*DATA SHOWN:*
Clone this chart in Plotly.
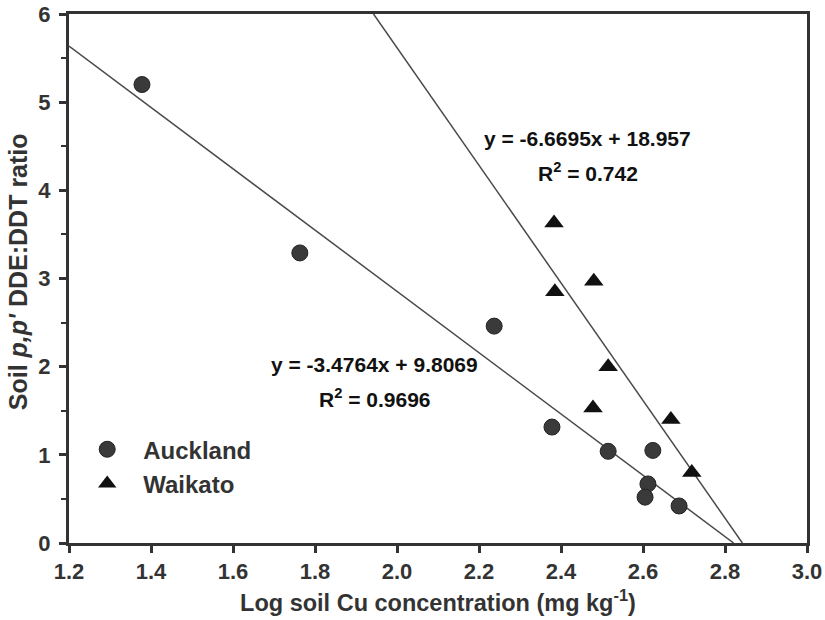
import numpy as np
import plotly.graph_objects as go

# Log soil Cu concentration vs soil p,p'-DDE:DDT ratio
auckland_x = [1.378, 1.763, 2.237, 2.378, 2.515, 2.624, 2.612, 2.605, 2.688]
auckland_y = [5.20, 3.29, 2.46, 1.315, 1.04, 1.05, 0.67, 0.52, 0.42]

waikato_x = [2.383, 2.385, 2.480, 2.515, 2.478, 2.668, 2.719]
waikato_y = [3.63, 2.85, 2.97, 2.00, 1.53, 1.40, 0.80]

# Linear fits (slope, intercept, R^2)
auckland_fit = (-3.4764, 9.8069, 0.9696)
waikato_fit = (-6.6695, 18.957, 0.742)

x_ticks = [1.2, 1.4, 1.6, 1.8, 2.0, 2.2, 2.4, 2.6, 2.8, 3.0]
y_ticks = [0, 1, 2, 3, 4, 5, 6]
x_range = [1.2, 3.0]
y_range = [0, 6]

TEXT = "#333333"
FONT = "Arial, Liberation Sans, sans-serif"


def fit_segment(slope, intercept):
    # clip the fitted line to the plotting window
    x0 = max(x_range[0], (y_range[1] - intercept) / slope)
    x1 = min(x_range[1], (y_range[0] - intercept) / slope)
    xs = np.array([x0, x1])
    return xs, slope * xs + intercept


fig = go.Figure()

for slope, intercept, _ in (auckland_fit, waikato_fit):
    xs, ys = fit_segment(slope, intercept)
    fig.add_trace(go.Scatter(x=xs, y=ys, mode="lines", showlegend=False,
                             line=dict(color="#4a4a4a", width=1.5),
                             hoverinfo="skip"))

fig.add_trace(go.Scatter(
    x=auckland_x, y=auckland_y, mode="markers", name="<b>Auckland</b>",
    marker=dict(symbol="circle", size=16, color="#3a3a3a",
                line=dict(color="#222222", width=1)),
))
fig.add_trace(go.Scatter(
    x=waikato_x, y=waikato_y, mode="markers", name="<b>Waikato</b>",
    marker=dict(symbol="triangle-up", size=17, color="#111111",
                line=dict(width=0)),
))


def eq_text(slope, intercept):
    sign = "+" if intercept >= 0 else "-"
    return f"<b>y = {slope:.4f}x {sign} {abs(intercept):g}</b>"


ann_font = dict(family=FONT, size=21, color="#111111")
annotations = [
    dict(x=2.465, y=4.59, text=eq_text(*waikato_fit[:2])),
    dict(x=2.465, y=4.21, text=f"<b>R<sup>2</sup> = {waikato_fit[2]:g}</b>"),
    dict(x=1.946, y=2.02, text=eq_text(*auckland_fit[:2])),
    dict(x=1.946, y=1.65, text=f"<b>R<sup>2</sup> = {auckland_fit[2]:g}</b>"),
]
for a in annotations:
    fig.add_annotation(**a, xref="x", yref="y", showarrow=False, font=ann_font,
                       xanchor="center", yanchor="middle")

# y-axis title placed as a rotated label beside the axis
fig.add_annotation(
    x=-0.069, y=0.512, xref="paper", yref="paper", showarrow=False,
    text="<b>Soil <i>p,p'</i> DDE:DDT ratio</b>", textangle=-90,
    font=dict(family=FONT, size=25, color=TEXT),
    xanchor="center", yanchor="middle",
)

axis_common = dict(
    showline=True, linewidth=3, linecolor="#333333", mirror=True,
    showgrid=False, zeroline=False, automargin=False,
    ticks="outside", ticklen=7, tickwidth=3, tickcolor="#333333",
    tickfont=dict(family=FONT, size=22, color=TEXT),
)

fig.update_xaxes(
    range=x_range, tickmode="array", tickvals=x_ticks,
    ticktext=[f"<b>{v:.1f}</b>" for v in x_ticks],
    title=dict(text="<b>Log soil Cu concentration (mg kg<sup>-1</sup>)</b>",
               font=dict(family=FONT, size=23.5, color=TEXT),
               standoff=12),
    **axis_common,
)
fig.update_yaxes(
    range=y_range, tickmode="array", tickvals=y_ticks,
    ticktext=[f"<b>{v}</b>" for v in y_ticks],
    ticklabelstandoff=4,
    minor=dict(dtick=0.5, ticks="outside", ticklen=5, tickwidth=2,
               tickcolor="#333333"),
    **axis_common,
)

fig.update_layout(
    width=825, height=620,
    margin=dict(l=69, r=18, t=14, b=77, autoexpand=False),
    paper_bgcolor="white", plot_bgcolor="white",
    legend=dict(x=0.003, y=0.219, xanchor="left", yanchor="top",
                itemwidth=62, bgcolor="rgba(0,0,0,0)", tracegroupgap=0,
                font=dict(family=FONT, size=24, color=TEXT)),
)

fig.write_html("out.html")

*GIVEN INSTRUCTION:* Exactly as they appear, print the lines of the listing above from its first line through the line that contains "y_range = [0, 6]", minus the pictures.

*FINISHED EXERCISE:*
Clone this chart in Plotly.
import numpy as np
import plotly.graph_objects as go

# Log soil Cu concentration vs soil p,p'-DDE:DDT ratio
auckland_x = [1.378, 1.763, 2.237, 2.378, 2.515, 2.624, 2.612, 2.605, 2.688]
auckland_y = [5.20, 3.29, 2.46, 1.315, 1.04, 1.05, 0.67, 0.52, 0.42]

waikato_x = [2.383, 2.385, 2.480, 2.515, 2.478, 2.668, 2.719]
waikato_y = [3.63, 2.85, 2.97, 2.00, 1.53, 1.40, 0.80]

# Linear fits (slope, intercept, R^2)
auckland_fit = (-3.4764, 9.8069, 0.9696)
waikato_fit = (-6.6695, 18.957, 0.742)

x_ticks = [1.2, 1.4, 1.6, 1.8, 2.0, 2.2, 2.4, 2.6, 2.8, 3.0]
y_ticks = [0, 1, 2, 3, 4, 5, 6]
x_range = [1.2, 3.0]
y_range = [0, 6]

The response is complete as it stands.